Scientific classification
- Kingdom: Plantae
- Clade: Tracheophytes
- Clade: Angiosperms
- Clade: Eudicots
- Clade: Asterids
- Order: Lamiales
- Family: Oleaceae
- Genus: Cartrema
- Species: C. americanus
- Binomial name: Cartrema americanus (L.) G.L.Nesom
- Synonyms: Amarolea americana (L.) Small ; Cartrema odorata Raf. ; Olea americana L. ; Olea laeta Salisb. ; Osmanthus americanus (L.) A.Gray ; Osmanthus americanus var. microphyllus P.S.Green ; Osmanthus mexicanus Lundell ; Pausia americana (L.) Raf. ; Pausia odorata Raf. ;

= Cartrema americana =

- Genus: Cartrema
- Species: americanus
- Authority: (L.) G.L.Nesom
- Conservation status: LC

Species of shrub

Cartrema americana, commonly called American olive, wild olive, or devilwood, is an evergreen shrub or small tree native to southeastern North America, in the United States from Virginia to Texas, and in Mexico from Nuevo León south to Oaxaca and Veracruz.

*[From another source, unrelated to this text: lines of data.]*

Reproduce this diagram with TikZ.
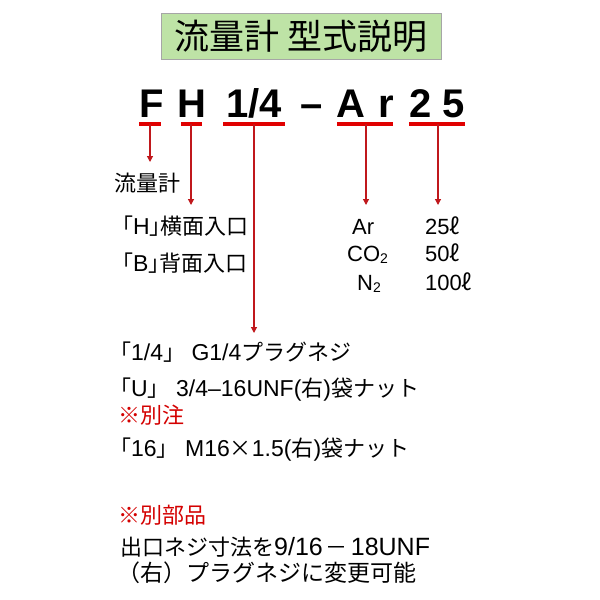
\documentclass[tikz,border=0pt]{standalone}
\usepackage{fontspec}
\setmainfont{Noto Sans CJK JP}
\newfontfamily\jppalt{Noto Sans CJK JP}[RawFeature=+palt]
\newfontfamily\latfont{Liberation Sans}
\newfontfamily\jpfull{Noto Sans CJK JP}
\usetikzlibrary{arrows.meta}
\newcommand\lt[1]{{\fontsize{23}{23}\selectfont\latfont #1}}
\newcommand\ltb[1]{{\fontsize{25}{25}\selectfont\latfont #1}}
\newcommand\subtwo{\raisebox{-2.5pt}{\fontsize{14}{14}\selectfont\latfont 2}}
\newcommand\litre{{\jpfull ℓ}}
\definecolor{titlegreen}{HTML}{BEE3A6}
\definecolor{ulred}{HTML}{E00000}
\definecolor{arrred}{HTML}{C0181C}
\definecolor{notered}{HTML}{D40000}
\tikzset{
  codech/.style={anchor=base, inner sep=0pt, font=\fontsize{40}{40}\selectfont\latfont\bfseries},
  uline/.style={draw=ulred, line width=4pt},
  arr/.style={draw=arrred, line width=1.2pt, -{Triangle[length=6pt,width=6pt]}},
  txt/.style={anchor=base west, inner sep=0pt, font=\fontsize{22}{22}\selectfont},
  toptxt/.style={anchor=base west, inner sep=0pt, font=\fontsize{22}{22}\selectfont\jppalt},
  ltxt/.style={anchor=base west, inner sep=0pt, font=\fontsize{22}{22}\selectfont\latfont},
  redtxt/.style={txt, text=notered},
}
\begin{document}
\begin{tikzpicture}[x=1pt,y=-1pt]
\useasboundingbox (0,0) rectangle (600,600);
\fill[white] (0,0) rectangle (600,600);
% title
\node[draw=gray!70, line width=0.8pt, fill=titlegreen, minimum width=280pt, minimum height=46pt, inner sep=0pt,
  font=\fontsize{35}{35}\selectfont\jpfull] (title) at (301,36) {流量計 型式説明};
% model code
\node[codech] (cF) at (152,117) {F};
\node[codech] (cH) at (192,117) {H};
\node[codech] (c14) at (254,117) {1/4};
\node[codech] (cdash) at (312,117) {–};
\node[codech] (cA) at (351,117) {A};
\node[codech] (cr) at (386,117) {r};
\node[codech] (c2) at (421,117) {2};
\node[codech] (c5) at (454,117) {5};
% underlines
\coordinate (uF) at (150,124);
\coordinate (uH) at (191,124);
\coordinate (u14) at (254,124);
\coordinate (uAr) at (366,124);
\coordinate (u25) at (438,124);
\draw[uline] (139,124) -- (161,124);
\draw[uline] (181,124) -- (202,124);
\draw[uline] (223,124) -- (285,124);
\draw[uline] (337,124) -- (393,124);
\draw[uline] (409,124) -- (465,124);
% arrow targets
\coordinate (tF) at (150,162);
\coordinate (tH) at (191,205);
\coordinate (t14) at (254,333);
\coordinate (tAr) at (366,205);
\coordinate (t25) at (438,205);
\draw[arr] (uF) -- (tF);
\draw[arr] (uH) -- (tH);
\draw[arr] (u14) -- (t14);
\draw[arr] (uAr) -- (tAr);
\draw[arr] (u25) -- (t25);
% texts
\node[toptxt] (fm) at (114,191) {流量計};
\node[toptxt] (hside) at (122,234) {「\lt{H}」横面入口};
\node[toptxt] (bback) at (122,271) {「\lt{B}」背面入口};
\node[ltxt] (gAr) at (352,234) {Ar};
\node[ltxt] (gCO) at (347,261) {CO\subtwo};
\node[ltxt] (gN) at (357,290) {N\subtwo};
\node[ltxt] (v25) at (425,234) {25\litre};
\node[ltxt] (v50) at (425,261) {50\litre};
\node[ltxt] (v100) at (425,290) {100\litre};
\node[txt] (l1) at (109,360) {「\lt{1/4}」\lt{ G1/4}プラグネジ};
\node[txt] (l2) at (109,396) {「\lt{U}」\lt{ 3/4–16UNF(}右\lt{)}袋ナット};
\node[redtxt] (l3) at (118,423) {※別注};
\node[txt] (l4) at (109,456) {「\lt{16}」\lt{ M16}×\lt{1.5(}右\lt{)}袋ナット};
\node[redtxt] (l5) at (118,523) {※別部品};
\node[txt] (l6) at (120,555) {出口ネジ寸法を\ltb{9/16}\hspace{3pt}－\hspace{3pt}\ltb{18UNF}};
\node[txt, font=\fontsize{23}{23}\selectfont] (l7) at (117,581) {（右）プラグネジに変更可能};
\end{tikzpicture}
\end{document}
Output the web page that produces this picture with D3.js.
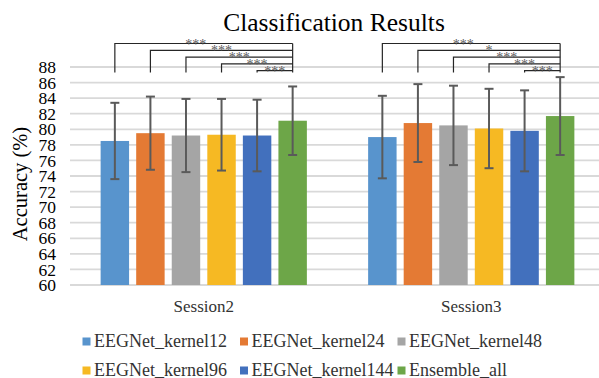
<!DOCTYPE html>
<html>
<head>
<meta charset="utf-8">
<script src="https://cdn.jsdelivr.net/npm/d3@7"></script>
<style>
  body { margin: 0; background: #fff; }
  svg { display: block; }
  svg text { font-family: "Liberation Serif", "Times New Roman", Tinos, Times, "DejaVu Serif", serif; }
</style>
</head>
<body>
<svg id="chart" width="599" height="378"></svg>
<script>
// data
const sessions = ["Session2", "Session3"];
const models = ["EEGNet_kernel12", "EEGNet_kernel24", "EEGNet_kernel48",
                "EEGNet_kernel96", "EEGNet_kernel144", "Ensemble_all"];
const colors = ["#5894cd", "#e47a34", "#a5a5a5", "#f6b923", "#4270bd", "#6da648"];

const meanS2 = [78.5, 79.5, 79.2, 79.3, 79.2, 81.1];
const errS2  = [4.9, 4.7, 4.7, 4.6, 4.6, 4.4];
const meanS3 = [79.0, 80.8, 80.5, 80.1, 79.8, 81.7];
const errS3  = [5.3, 5.0, 5.1, 5.1, 5.2, 5.0];

// significance vs Ensemble_all
const sigS2 = ["***", "***", "***", "***", "***"];
const sigS3 = ["***", "*", "***", "***", "***"];

const yTicks = d3.range(60, 89, 2);

const svg = d3.select("#chart");
const W = 599, H = 378;
const margin = {top: 67, bottom: 93, left: 70, right: -6};

const x0 = d3.scaleBand()
    .domain(sessions)
    .range([margin.left, W - margin.right])
    .padding(0);

const groupW = x0.bandwidth() * 0.771;
const x1 = d3.scaleBand()
    .domain(models)
    .range([(x0.bandwidth() - groupW) / 2, (x0.bandwidth() + groupW) / 2])
    .paddingInner(0.2)
    .paddingOuter(0);

const y = d3.scaleLinear()
    .domain([60, 88])
    .range([H - margin.bottom, margin.top]);

const color = d3.scaleOrdinal().domain(models).range(colors);

// gridlines
svg.append("g")
    .selectAll("line")
    .data(yTicks)
    .join("line")
    .attr("x1", margin.left).attr("x2", W)
    .attr("y1", d => y(d)).attr("y2", d => y(d))
    .attr("stroke", "#d9d9d9")
    .attr("stroke-width", 1.8);

// y axis labels
svg.append("g")
    .attr("transform", `translate(${margin.left - 14},0)`)
    .call(d3.axisLeft(y).tickValues(yTicks).tickSize(0).tickPadding(0))
    .call(g => g.attr("font-family", null).attr("font-size", null))
    .call(g => g.select(".domain").remove())
    .call(g => g.selectAll("text")
        .attr("font-size", 17.5)
        .attr("fill", "#000"));

svg.append("text")
    .attr("transform", `translate(27,${(y(60) + y(88)) / 2 + 8}) rotate(-90)`)
    .attr("text-anchor", "middle")
    .attr("font-size", 20.5)
    .attr("fill", "#000")
    .text("Accuracy (%)");

// title
svg.append("text")
    .attr("x", 334).attr("y", 30.5)
    .attr("text-anchor", "middle")
    .attr("font-size", 25.5)
    .attr("fill", "#000")
    .text("Classification Results");

const rows = sessions.map((s, i) => ({
    session: s,
    values: models.map((m, j) => ({
        model: m,
        mean: i === 0 ? meanS2[j] : meanS3[j],
        err: i === 0 ? errS2[j] : errS3[j]
    })),
    sig: i === 0 ? sigS2 : sigS3
}));

const groups = svg.append("g")
    .selectAll("g")
    .data(rows)
    .join("g")
    .attr("transform", d => `translate(${x0(d.session)},0)`);

// bars
groups.selectAll("rect")
    .data(d => d.values)
    .join("rect")
    .attr("x", d => x1(d.model))
    .attr("width", x1.bandwidth())
    .attr("y", d => y(d.mean))
    .attr("height", d => y(60) - y(d.mean))
    .attr("fill", d => color(d.model));

// error bars
const capW = 4.5;
const eb = groups.selectAll("g.err")
    .data(d => d.values)
    .join("g")
    .attr("class", "err")
    .attr("stroke", "#5a5a5a")
    .attr("stroke-width", 2);
eb.append("line")
    .attr("x1", d => x1(d.model) + x1.bandwidth() / 2)
    .attr("x2", d => x1(d.model) + x1.bandwidth() / 2)
    .attr("y1", d => y(d.mean + d.err))
    .attr("y2", d => y(d.mean - d.err));
eb.selectAll("line.cap")
    .data(d => [d.mean + d.err, d.mean - d.err].map(v => ({v, m: d.model})))
    .join("line")
    .attr("class", "cap")
    .attr("x1", d => x1(d.m) + x1.bandwidth() / 2 - capW)
    .attr("x2", d => x1(d.m) + x1.bandwidth() / 2 + capW)
    .attr("y1", d => y(d.v))
    .attr("y2", d => y(d.v));

// significance brackets
const cx = m => x1(m) + x1.bandwidth() / 2;
const last = models[models.length - 1];
const dropY = y(87.3);
groups.each(function(d) {
    const g = d3.select(this);
    const br = g.append("g");
    d.sig.forEach((s, k) => {
        const ly = 43.5 + k * 6.8;
        const xa = cx(models[k]), xb = cx(last);
        br.append("path")
            .attr("d", `M${xa},${dropY}V${ly}H${xb}`)
            .attr("fill", "none")
            .attr("stroke", "#262626")
            .attr("stroke-width", 1.2);
        br.append("text")
            .attr("x", (xa + xb) / 2 - (k === 0 ? 8 : 0))
            .attr("y", ly + 5)
            .attr("text-anchor", "middle")
            .attr("font-size", 14)
            .attr("fill", "#595959")
            .text(s);
    });
    br.append("line")
        .attr("x1", cx(last)).attr("x2", cx(last))
        .attr("y1", 43.5).attr("y2", dropY)
        .attr("stroke", "#262626")
        .attr("stroke-width", 1.2);
});

// category labels
svg.append("g")
    .selectAll("text")
    .data(sessions)
    .join("text")
    .attr("x", d => x0(d) + x0.bandwidth() / 2)
    .attr("y", 312)
    .attr("text-anchor", "middle")
    .attr("font-size", 17)
    .attr("fill", "#333")
    .text(d => d);

// legend
const leg = svg.append("g")
    .selectAll("g")
    .data(models)
    .join("g")
    .attr("transform", (d, i) => `translate(${82.5 + (i % 3) * 157.5},${i < 3 ? 346.5 : 375.5})`);
leg.append("rect")
    .attr("x", 0).attr("y", -9)
    .attr("width", 8).attr("height", 8)
    .attr("fill", d => color(d));
leg.append("text")
    .attr("x", 11.5).attr("y", 0)
    .attr("font-size", 18)
    .attr("fill", "#333")
    .text(d => d);
</script>
</body>
</html>
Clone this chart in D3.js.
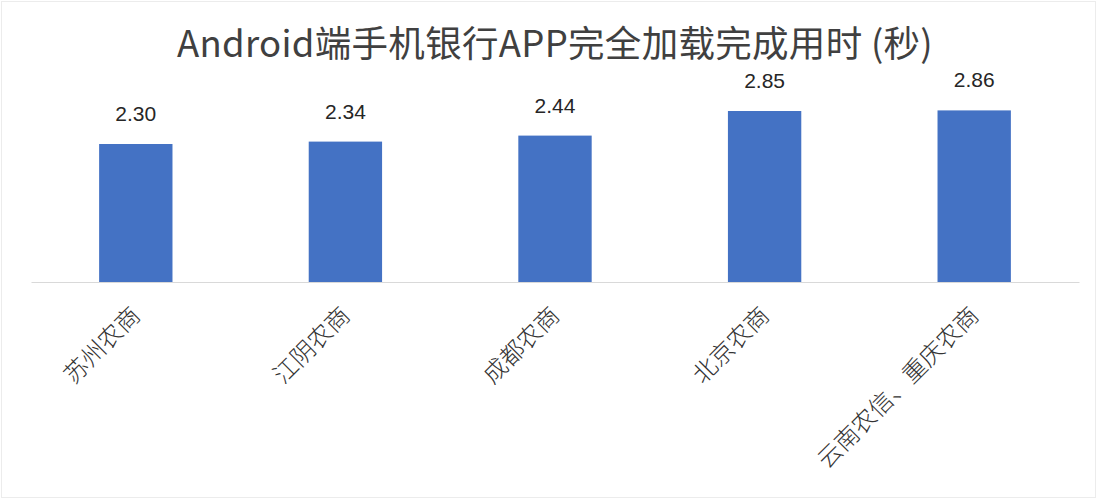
<!DOCTYPE html>
<html>
<head>
<meta charset="utf-8">
<script src="https://cdn.jsdelivr.net/npm/d3@7"></script>
<style>
  html, body { margin: 0; padding: 0; background: #fff; }
  svg { display: block; }
  .title { font-family: "Noto Sans CJK SC", "Noto Sans", sans-serif; fill: #404040; }
  .value { font-family: "Liberation Sans", Arial, sans-serif; fill: #262626; }
  .cat { font-family: "Noto Sans CJK SC", sans-serif; fill: #333; font-weight: 300; }
</style>
</head>
<body>
<div id="chart"></div>
<script>
const title = "Android端手机银行APP完全加载完成用时 (秒)";
const categories = ["苏州农商", "江阴农商", "成都农商", "北京农商", "云南农信、重庆农商"];
const values = [2.30, 2.34, 2.44, 2.85, 2.86];

const width = 1108;
const height = 500;
const baseline = 282;

const svg = d3.select("#chart")
    .append("svg")
    .attr("width", width)
    .attr("height", height);

// faint frame round the chart area
svg.append("rect")
    .attr("x", 1.5)
    .attr("y", 1.5)
    .attr("width", 1094)
    .attr("height", 496)
    .attr("fill", "#fff")
    .attr("stroke", "#ececec");

const xScale = d3.scaleBand()
    .domain(categories)
    .range([31, 1079])
    .paddingInner(0.65)
    .paddingOuter(0.325);

const yScale = d3.scaleLinear()
    .domain([0, 3.5])
    .range([baseline, 72]);

svg.append("text")
    .attr("class", "title")
    .attr("x", 555)
    .attr("y", 57)
    .attr("text-anchor", "middle")
    .attr("font-size", 36.5)
    .attr("letter-spacing", 0.3)
    .text(title);

svg.selectAll("rect.bar")
    .data(values)
    .enter()
    .append("rect")
    .attr("class", "bar")
    .attr("x", (d, i) => xScale(categories[i]))
    .attr("y", d => yScale(d))
    .attr("width", xScale.bandwidth())
    .attr("height", d => baseline - yScale(d))
    .attr("fill", "#4472c4");

svg.selectAll("text.value")
    .data(values)
    .enter()
    .append("text")
    .attr("class", "value")
    .attr("x", (d, i) => xScale(categories[i]) + xScale.bandwidth() / 2)
    .attr("y", d => yScale(d) - 23)
    .attr("text-anchor", "middle")
    .attr("font-size", 21)
    .text(d => d.toFixed(2));

// category axis
const xAxis = d3.axisBottom(xScale).tickSize(0).tickPadding(0);
const axisG = svg.append("g")
    .attr("transform", "translate(0," + baseline + ")")
    .call(xAxis);
axisG.select(".domain").attr("stroke", "#d9d9d9").attr("stroke-width", 1.2);
axisG.selectAll(".tick text")
    .attr("class", "cat")
    .attr("font-size", 24)
    .attr("text-anchor", "end")
    .attr("dy", null)
    .attr("y", 0)
    .attr("transform", "translate(6,35) rotate(-45)");
</script>
</body>
</html>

Cartrema americana was formerly classified as Osmanthus americanus. Following the discovery that Osmanthus was polyphyletic, it was transferred to the segregate genus Cartrema together with Osmanthus floridanus and five Asian species.

Cartrema americana grows to 4–7 m, rarely to 11 m tall. The leaves are 5–14 cm long and 2–4 cm broad, with an entire margin. Its flowers, produced in early spring, are small (1 cm long), white, with a four-lobed corolla and have a strong fragrance. The fruit is a globose dark blue drupe 6–15 mm diameter, containing a single seed.

It is cultivated as an ornamental plant in gardens for its fragrant flowers.